Hommes parece atribuirlo a "los tumbos en política económica en los últimos 16 años". A las variables económicas, Montenegro añade otras como la violencia. Sin embargo, su énfasis señala prestar mayor atención a "la estabilidad y predictibilidad institucional de Chile", mientras invita a los colombianos "de todas las tendencias" a buscar "acuerdos sobre temas fundamentales" que nos permitan algún reencuentro cercano con las conquistas chilenas.
Esta última observación coincide con el comentario de Carlos Caballero Argáez: "una gran diferencia entre Chile y Colombia es que la sociedad chilena llegó a un consenso político sobre lo que quiere a largo plazo". Según Peter Siavelis, profesor de la Universidad de Wake Forest, buena parte de los éxitos recientes de la democracia chilena se debe precisamente a una serie de "instituciones informales", como la llamada "democracia de los acuerdos". Ella se refiere a un "patrón de negociaciones informales" entre los presidentes chilenos, las coaliciones gubernamentales, la oposición y sectores de la sociedad civil para impulsar políticas en las diversas áreas de la vida pública: relaciones exteriores, impuestos, educación o seguridad.

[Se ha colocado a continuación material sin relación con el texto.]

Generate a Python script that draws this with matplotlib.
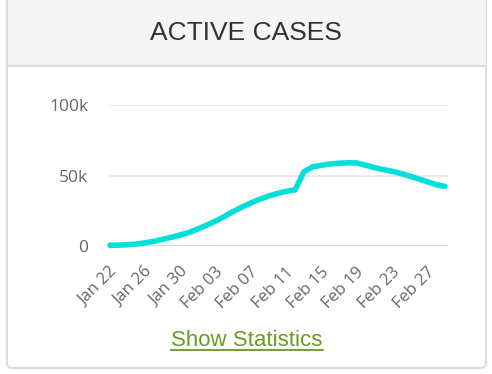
import matplotlib
matplotlib.use("Agg")
import matplotlib.pyplot as plt
from matplotlib.patches import FancyBboxPatch, Rectangle
from matplotlib.lines import Line2D
from matplotlib.transforms import ScaledTranslation

# ---- data ----
dates = ["Jan 22", "Jan 23", "Jan 24", "Jan 25", "Jan 26", "Jan 27", "Jan 28", "Jan 29",
         "Jan 30", "Jan 31", "Feb 01", "Feb 02", "Feb 03", "Feb 04", "Feb 05", "Feb 06",
         "Feb 07", "Feb 08", "Feb 09", "Feb 10", "Feb 11", "Feb 12", "Feb 13", "Feb 14",
         "Feb 15", "Feb 16", "Feb 17", "Feb 18", "Feb 19", "Feb 20", "Feb 21", "Feb 22",
         "Feb 23", "Feb 24", "Feb 25", "Feb 26", "Feb 27", "Feb 28", "Feb 29"]
active = [500, 650, 900, 1400, 2300, 3300, 4800, 6200, 7900, 9700, 12200, 14800, 17800,
          21000, 24600, 27700, 30600, 33200, 35400, 37300, 38800, 39800, 52600, 56200,
          57300, 58200, 58700, 59000, 58900, 57300, 55600, 54200, 53000, 51400, 49600,
          47600, 45600, 43500, 42300]
y_ticks = [0, 50000, 100000]
y_tick_labels = ["0", "50k", "100k"]
title = "ACTIVE CASES"
link_text = "Show Statistics"

W, H = 492, 374
fig = plt.figure(figsize=(W / 100, H / 100), dpi=100)
fig.patch.set_facecolor("white")

def fx(px):
    return px / W

def fy(py):
    return 1 - py / H

# card
card = FancyBboxPatch((fx(7), fy(368)), fx(486) - fx(7), fy(-20) - fy(368),
                      boxstyle="round,pad=0,rounding_size=0.012",
                      transform=fig.transFigure, facecolor="white",
                      edgecolor="#dddddd", linewidth=1.5, zorder=-3)
fig.patches.append(card)
header = Rectangle((fx(7.5), fy(66)), fx(485.5) - fx(7.5), fy(-5) - fy(66),
                   transform=fig.transFigure, facecolor="#f5f5f5",
                   edgecolor="none", zorder=-2)
fig.patches.append(header)
fig.lines.append(Line2D([fx(7), fx(486)], [fy(66), fy(66)], transform=fig.transFigure,
                        color="#dddddd", linewidth=1.5, zorder=-1))

fig.text(fx(245.5), fy(33), title, ha="center", va="center", fontsize=19,
         family="Liberation Sans", color="#333333")
fig.text(fx(247), fy(340), link_text, ha="center", va="center", fontsize=16,
         family="Liberation Sans", color="#6a9a1f")
fig.lines.append(Line2D([fx(171), fx(323)], [fy(350), fy(350)], transform=fig.transFigure,
                        color="#6a9a1f", linewidth=1.3))

# plot area
ax = fig.add_axes([fx(109), fy(246), fx(448) - fx(109), (246 - 105) / H])
ax.set_zorder(5)
ax.set_facecolor("none")
x = list(range(len(dates)))
ax.plot(x, active, color="#00dfda", linewidth=4.0, solid_joinstyle="round",
        solid_capstyle="round", zorder=3, clip_on=False)
ax.set_ylim(0, 100000)
ppd = (445 - 110) / (len(dates) - 1)
ax.set_xlim(-1 / ppd, (len(dates) - 1) + 3 / ppd)
for s in ax.spines.values():
    s.set_visible(False)
ax.set_yticks(y_ticks)
ax.set_yticklabels(y_tick_labels)
for v in y_ticks[1:]:
    ax.axhline(v, color="#e6e6e6", linewidth=1.2, zorder=1)
ax.axhline(0, color="#ccd6eb", linewidth=1.2, zorder=1)
ax.tick_params(axis="y", length=0, pad=15, labelsize=12.5, labelcolor="#666666")
for lab in ax.get_yticklabels():
    lab.set_family("Open Sans")
    lab.set_horizontalalignment("right")
xt = x[::4]
ax.set_xticks(xt)
ax.set_xticklabels([dates[i] for i in xt], rotation=45, ha="right", va="center",
                   rotation_mode="anchor", family="Open Sans")
ax.tick_params(axis="x", length=0, pad=17, labelsize=12, labelcolor="#666666")
for lab in ax.get_xticklabels():
    lab.set_transform(lab.get_transform() + ScaledTranslation(5 / 100, 0, fig.dpi_scale_trans))

fig.savefig("out.png", dpi=100, facecolor="white")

No conozco cifras que permitan ilustrar con precisión estadística el contraste entre la "democracia de los acuerdos" en Chile y la "polarización" entre Gobierno y oposición en Colombia. Si fuese medible, nos permitiría entender mejor la raíz del actual desencuentro. Y, sobre todo, podríamos apreciar con la preocupación debida el rumbo desastroso que lleva nuestro país, al persistir en la obstinada ruta de los rabiosos sectarismos y desacuerdos. Pero esas cifras no son necesarias frente a las evidencias, tan abrumadoras. Las dimensiones de los problemas colombianos son tan descomunales como la irresponsabilidad de unos dirigentes incapaces de sentarse en una misma mesa a dialogar sobre el bien común. Una mirada a Chile, como las propuestas por Hommes, Montenegro y Caballero, tendría que servirles de lección.